- Information shown
################
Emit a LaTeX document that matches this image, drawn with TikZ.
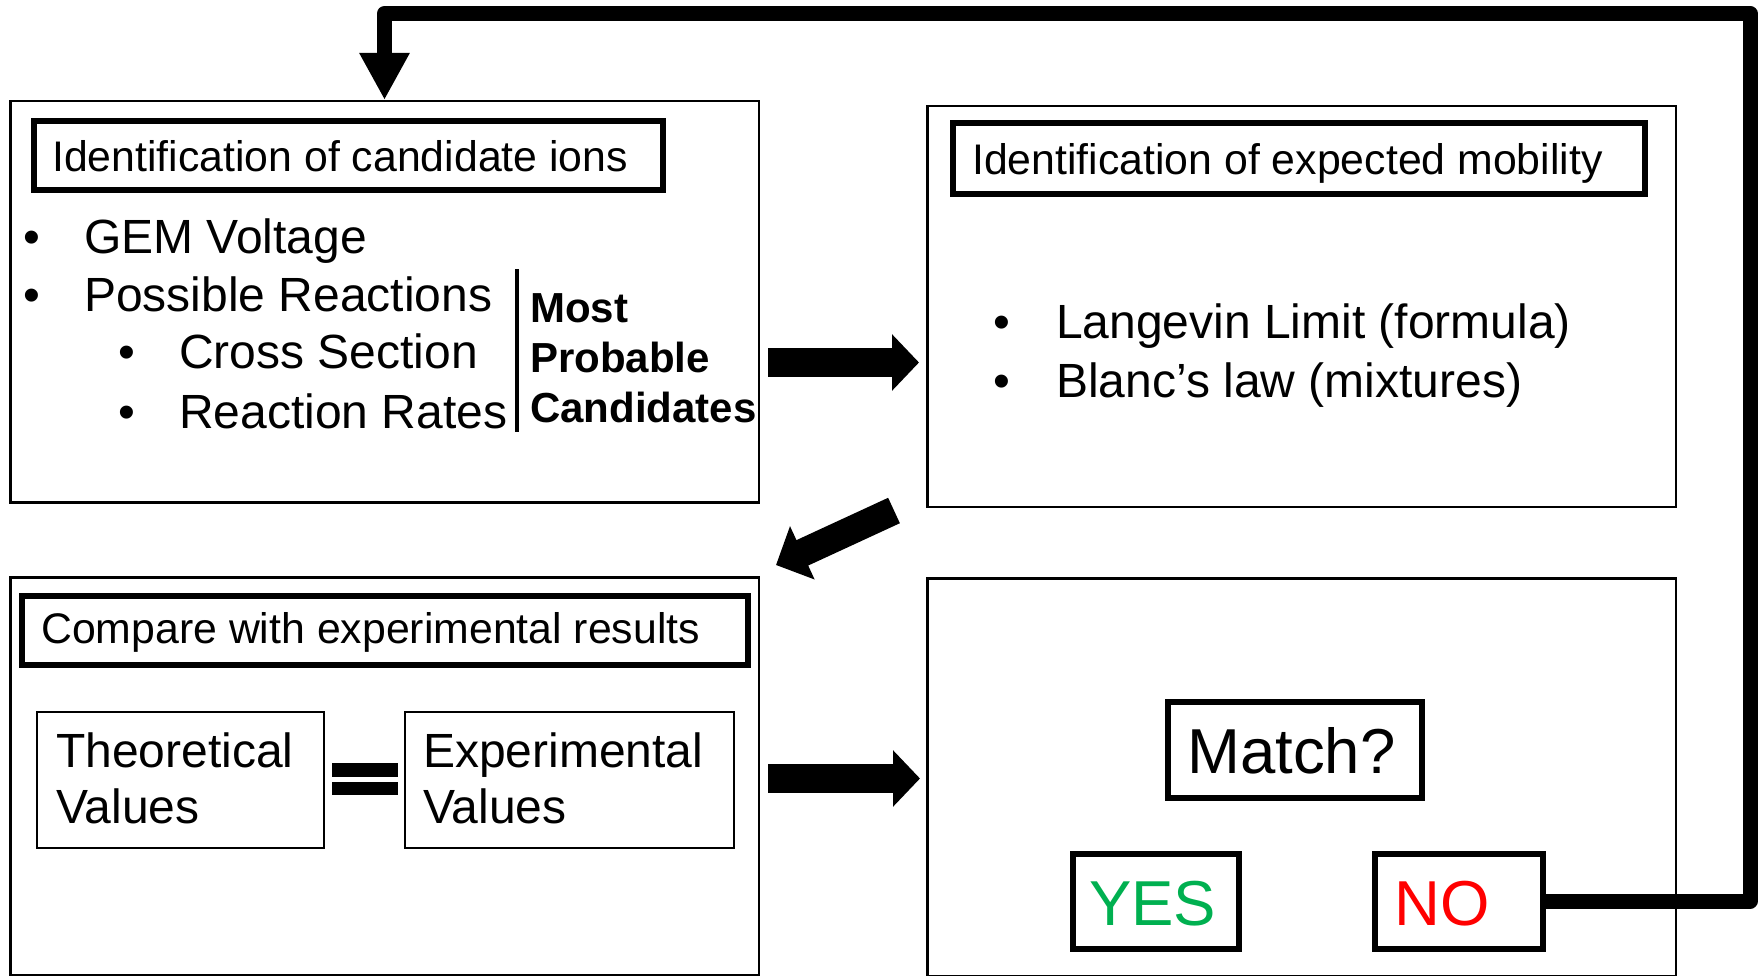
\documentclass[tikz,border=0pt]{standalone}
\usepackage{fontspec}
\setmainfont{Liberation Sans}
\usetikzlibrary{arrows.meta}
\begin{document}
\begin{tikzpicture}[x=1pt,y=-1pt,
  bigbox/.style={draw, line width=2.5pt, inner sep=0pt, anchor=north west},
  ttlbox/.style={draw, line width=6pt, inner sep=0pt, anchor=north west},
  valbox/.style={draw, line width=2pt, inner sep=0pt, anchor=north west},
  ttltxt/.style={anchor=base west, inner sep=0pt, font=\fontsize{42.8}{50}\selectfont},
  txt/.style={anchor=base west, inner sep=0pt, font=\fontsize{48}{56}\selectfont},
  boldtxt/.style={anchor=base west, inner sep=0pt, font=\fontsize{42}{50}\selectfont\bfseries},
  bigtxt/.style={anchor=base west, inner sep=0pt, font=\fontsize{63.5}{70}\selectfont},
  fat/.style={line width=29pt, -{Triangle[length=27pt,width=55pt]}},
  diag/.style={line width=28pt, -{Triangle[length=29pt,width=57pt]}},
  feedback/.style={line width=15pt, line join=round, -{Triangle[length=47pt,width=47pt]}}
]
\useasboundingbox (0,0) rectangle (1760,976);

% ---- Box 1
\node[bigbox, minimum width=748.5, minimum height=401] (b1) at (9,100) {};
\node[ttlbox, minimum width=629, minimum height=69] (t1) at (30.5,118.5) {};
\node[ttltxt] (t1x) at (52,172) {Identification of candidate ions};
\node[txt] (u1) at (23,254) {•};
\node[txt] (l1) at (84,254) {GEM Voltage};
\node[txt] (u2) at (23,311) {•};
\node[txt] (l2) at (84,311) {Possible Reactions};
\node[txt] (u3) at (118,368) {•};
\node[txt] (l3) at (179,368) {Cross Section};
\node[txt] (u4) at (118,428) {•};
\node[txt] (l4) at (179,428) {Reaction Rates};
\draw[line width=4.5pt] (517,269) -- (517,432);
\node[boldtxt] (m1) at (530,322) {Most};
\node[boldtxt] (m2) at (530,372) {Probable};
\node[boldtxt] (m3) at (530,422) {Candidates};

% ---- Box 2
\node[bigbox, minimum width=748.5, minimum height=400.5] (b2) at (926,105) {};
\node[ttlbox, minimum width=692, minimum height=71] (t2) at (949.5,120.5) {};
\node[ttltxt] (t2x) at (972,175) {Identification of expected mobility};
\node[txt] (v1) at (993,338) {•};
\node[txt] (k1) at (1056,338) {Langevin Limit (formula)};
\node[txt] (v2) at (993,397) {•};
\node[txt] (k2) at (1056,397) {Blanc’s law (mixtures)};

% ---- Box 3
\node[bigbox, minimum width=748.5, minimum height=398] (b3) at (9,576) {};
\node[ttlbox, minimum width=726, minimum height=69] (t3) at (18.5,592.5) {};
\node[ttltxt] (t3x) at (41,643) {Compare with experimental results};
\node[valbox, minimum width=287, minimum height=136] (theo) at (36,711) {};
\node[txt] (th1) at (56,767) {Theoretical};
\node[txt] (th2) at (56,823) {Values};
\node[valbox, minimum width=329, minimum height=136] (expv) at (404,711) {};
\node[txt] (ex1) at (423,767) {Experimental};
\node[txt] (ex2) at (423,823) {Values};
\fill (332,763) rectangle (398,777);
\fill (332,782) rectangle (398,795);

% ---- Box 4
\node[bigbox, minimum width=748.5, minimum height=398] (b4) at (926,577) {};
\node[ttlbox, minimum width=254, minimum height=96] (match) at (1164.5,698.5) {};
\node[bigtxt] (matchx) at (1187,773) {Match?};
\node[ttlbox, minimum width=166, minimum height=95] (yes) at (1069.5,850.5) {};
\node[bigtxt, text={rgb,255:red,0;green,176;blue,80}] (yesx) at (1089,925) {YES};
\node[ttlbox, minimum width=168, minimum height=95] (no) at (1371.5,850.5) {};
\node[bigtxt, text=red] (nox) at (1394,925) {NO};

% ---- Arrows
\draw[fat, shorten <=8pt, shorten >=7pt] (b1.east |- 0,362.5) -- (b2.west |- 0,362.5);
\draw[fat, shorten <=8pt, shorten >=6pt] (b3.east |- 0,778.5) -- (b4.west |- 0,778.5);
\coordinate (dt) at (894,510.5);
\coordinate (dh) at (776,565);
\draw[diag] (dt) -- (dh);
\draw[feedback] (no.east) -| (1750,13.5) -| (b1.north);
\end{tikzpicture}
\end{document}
################
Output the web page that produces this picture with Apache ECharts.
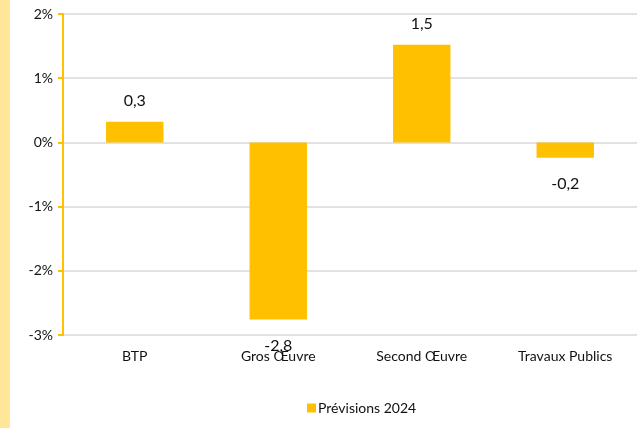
################
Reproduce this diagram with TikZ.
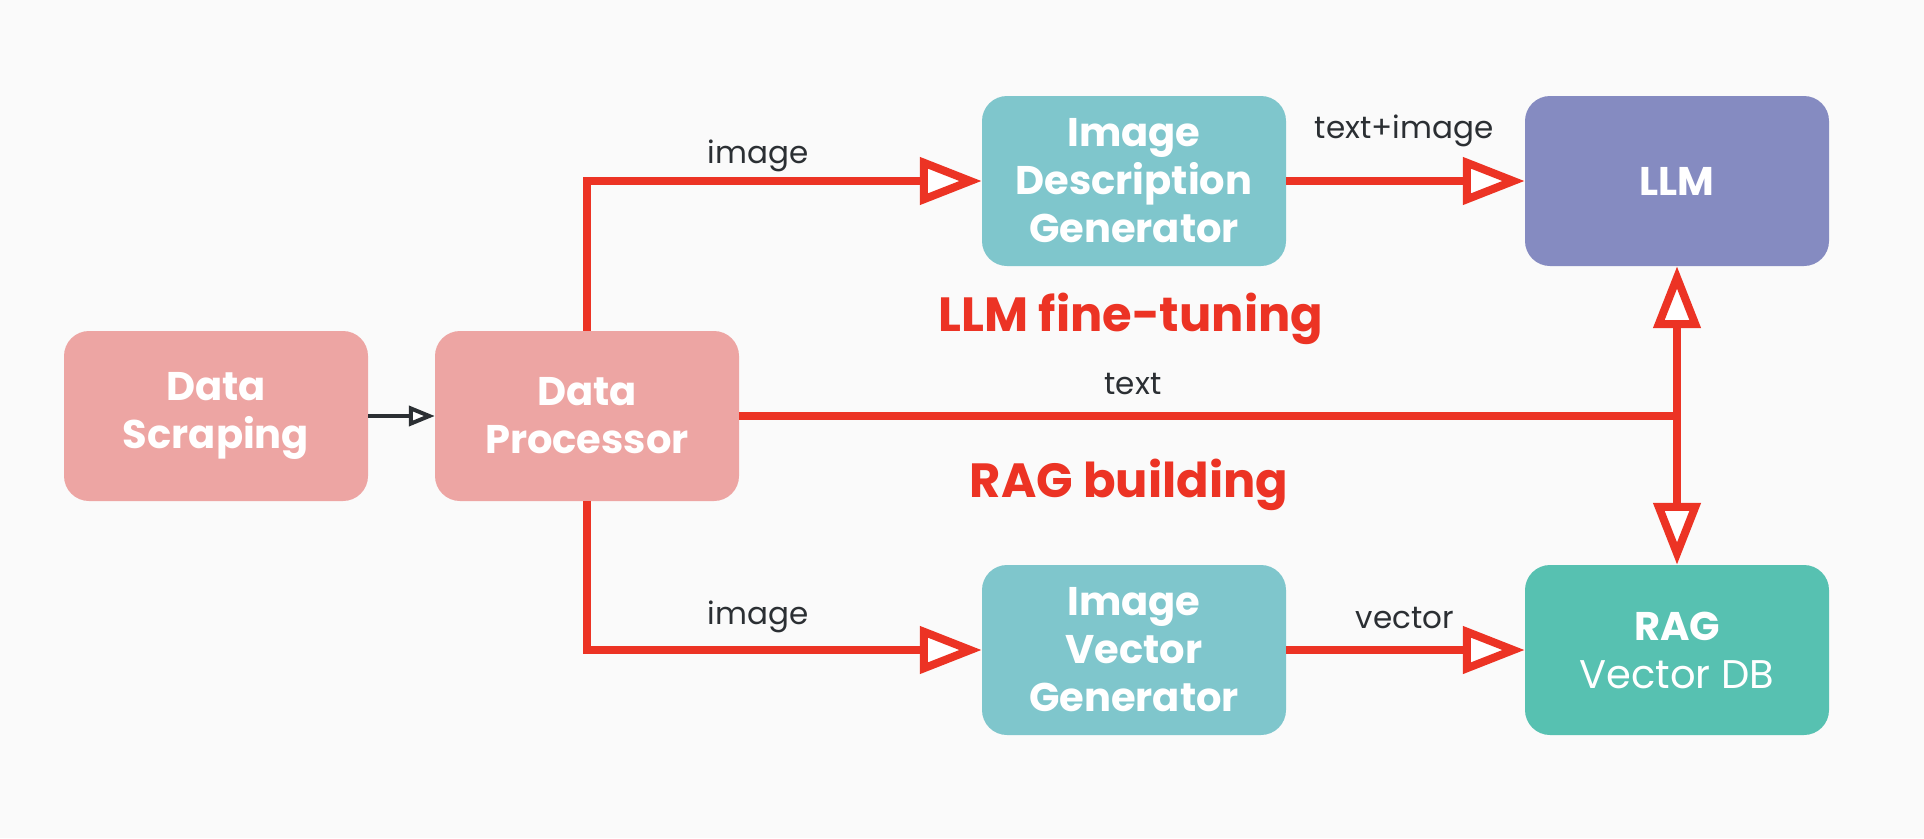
################
- Given request
Your answer should be a single number: the count of lines containing the word "that".

- Final result
2